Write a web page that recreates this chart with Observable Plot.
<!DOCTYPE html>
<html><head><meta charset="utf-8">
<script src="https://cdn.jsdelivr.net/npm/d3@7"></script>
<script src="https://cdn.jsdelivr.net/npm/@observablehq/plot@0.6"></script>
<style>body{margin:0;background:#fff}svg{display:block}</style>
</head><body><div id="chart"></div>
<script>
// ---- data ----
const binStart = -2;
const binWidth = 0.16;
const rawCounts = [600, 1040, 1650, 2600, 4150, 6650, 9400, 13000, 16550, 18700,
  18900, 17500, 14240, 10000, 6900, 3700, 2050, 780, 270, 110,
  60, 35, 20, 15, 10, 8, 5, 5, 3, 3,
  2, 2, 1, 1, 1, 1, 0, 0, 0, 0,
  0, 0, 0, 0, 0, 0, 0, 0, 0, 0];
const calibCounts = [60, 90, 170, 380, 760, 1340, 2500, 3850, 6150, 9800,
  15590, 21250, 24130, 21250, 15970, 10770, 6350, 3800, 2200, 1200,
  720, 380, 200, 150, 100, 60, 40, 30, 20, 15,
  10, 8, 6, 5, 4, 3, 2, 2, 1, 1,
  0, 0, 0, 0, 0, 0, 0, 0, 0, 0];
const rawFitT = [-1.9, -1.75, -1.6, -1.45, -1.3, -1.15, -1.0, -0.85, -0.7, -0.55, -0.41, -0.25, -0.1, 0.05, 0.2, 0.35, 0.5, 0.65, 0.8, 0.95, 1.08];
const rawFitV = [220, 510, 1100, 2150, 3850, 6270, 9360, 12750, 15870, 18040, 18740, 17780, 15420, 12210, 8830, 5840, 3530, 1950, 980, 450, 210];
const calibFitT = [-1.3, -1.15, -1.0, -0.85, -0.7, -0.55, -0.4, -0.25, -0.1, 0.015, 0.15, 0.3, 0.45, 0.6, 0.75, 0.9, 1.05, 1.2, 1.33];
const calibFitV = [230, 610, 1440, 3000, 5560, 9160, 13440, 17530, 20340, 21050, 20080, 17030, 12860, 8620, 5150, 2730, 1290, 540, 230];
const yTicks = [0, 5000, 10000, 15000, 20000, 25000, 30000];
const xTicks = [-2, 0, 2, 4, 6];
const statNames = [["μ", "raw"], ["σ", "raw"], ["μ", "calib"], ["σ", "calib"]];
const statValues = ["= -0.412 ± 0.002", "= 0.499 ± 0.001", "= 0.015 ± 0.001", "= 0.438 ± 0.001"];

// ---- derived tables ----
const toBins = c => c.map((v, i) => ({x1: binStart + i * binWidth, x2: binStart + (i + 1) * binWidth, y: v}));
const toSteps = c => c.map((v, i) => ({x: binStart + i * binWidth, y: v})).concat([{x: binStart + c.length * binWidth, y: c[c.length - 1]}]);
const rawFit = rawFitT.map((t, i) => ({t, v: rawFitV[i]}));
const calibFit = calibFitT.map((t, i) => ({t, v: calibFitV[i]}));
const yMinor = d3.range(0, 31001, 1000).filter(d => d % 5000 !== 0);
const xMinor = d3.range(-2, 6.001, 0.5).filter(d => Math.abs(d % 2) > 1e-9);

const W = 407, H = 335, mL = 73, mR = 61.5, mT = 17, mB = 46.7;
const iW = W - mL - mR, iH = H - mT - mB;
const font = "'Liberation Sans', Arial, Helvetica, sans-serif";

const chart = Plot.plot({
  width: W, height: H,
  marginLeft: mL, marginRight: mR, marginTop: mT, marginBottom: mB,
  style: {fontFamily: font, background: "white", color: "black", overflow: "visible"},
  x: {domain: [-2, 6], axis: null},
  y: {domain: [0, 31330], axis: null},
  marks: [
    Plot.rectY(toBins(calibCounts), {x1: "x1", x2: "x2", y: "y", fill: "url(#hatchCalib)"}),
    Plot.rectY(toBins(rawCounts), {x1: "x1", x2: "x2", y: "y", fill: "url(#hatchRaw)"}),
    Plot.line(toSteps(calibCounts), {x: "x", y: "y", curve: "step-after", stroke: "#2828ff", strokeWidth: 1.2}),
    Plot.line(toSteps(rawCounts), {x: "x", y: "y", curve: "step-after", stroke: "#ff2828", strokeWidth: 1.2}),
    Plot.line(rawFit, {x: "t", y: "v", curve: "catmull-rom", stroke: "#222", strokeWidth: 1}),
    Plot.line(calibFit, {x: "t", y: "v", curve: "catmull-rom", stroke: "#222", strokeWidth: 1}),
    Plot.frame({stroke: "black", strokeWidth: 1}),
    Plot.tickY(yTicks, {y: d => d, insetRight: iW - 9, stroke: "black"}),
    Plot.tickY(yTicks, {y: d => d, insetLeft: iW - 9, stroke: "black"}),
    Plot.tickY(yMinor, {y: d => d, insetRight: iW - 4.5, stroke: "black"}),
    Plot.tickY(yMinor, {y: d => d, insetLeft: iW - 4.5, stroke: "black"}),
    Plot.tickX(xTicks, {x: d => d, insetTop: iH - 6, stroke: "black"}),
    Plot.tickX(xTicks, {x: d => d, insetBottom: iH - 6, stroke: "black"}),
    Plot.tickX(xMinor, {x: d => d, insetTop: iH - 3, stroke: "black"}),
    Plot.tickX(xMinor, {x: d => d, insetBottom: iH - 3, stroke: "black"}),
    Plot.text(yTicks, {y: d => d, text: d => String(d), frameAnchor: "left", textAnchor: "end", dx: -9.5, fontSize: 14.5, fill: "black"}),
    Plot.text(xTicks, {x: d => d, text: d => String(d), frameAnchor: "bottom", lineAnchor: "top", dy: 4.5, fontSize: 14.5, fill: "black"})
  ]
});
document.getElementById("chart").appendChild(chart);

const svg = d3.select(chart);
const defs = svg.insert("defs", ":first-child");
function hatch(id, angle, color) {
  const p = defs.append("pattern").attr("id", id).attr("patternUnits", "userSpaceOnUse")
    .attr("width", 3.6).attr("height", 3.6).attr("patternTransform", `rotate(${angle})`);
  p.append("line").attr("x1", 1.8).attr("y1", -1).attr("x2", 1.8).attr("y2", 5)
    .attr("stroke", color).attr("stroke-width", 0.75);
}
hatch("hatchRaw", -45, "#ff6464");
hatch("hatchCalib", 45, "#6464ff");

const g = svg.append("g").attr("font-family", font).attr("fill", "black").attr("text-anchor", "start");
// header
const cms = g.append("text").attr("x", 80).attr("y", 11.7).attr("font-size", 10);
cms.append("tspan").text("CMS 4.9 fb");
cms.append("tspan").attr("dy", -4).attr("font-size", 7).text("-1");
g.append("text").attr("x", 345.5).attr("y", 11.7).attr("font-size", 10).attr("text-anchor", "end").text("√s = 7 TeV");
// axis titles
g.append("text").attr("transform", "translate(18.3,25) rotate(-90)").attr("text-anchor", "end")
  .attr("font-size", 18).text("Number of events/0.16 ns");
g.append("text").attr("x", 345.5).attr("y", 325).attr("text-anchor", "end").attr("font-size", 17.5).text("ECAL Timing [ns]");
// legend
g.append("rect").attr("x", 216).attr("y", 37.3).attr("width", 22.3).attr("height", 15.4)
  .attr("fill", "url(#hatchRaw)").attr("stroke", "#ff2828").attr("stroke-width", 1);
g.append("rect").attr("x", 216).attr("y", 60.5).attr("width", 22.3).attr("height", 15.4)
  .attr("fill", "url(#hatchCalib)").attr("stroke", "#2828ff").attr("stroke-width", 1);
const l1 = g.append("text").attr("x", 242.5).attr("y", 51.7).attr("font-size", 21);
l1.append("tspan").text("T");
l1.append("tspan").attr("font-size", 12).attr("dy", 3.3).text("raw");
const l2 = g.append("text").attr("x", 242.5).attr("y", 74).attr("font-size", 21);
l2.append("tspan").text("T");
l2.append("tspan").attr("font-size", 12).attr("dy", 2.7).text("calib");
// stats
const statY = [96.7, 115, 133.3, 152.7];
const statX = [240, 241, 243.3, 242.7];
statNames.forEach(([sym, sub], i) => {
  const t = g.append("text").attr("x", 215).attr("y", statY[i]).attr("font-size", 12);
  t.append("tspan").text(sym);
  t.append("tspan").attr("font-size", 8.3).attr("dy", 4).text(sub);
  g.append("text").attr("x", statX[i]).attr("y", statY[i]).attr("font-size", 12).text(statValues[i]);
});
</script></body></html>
- - -
● GIVEN PROBLEM: Where does the word "chart" appear in the listing? List each line that holds it.

● OUTPUT OF THE TASK:
Write a web page that recreates this chart with Observable Plot.
</head><body><div id="chart"></div>
const chart = Plot.plot({
document.getElementById("chart").appendChild(chart);
const svg = d3.select(chart);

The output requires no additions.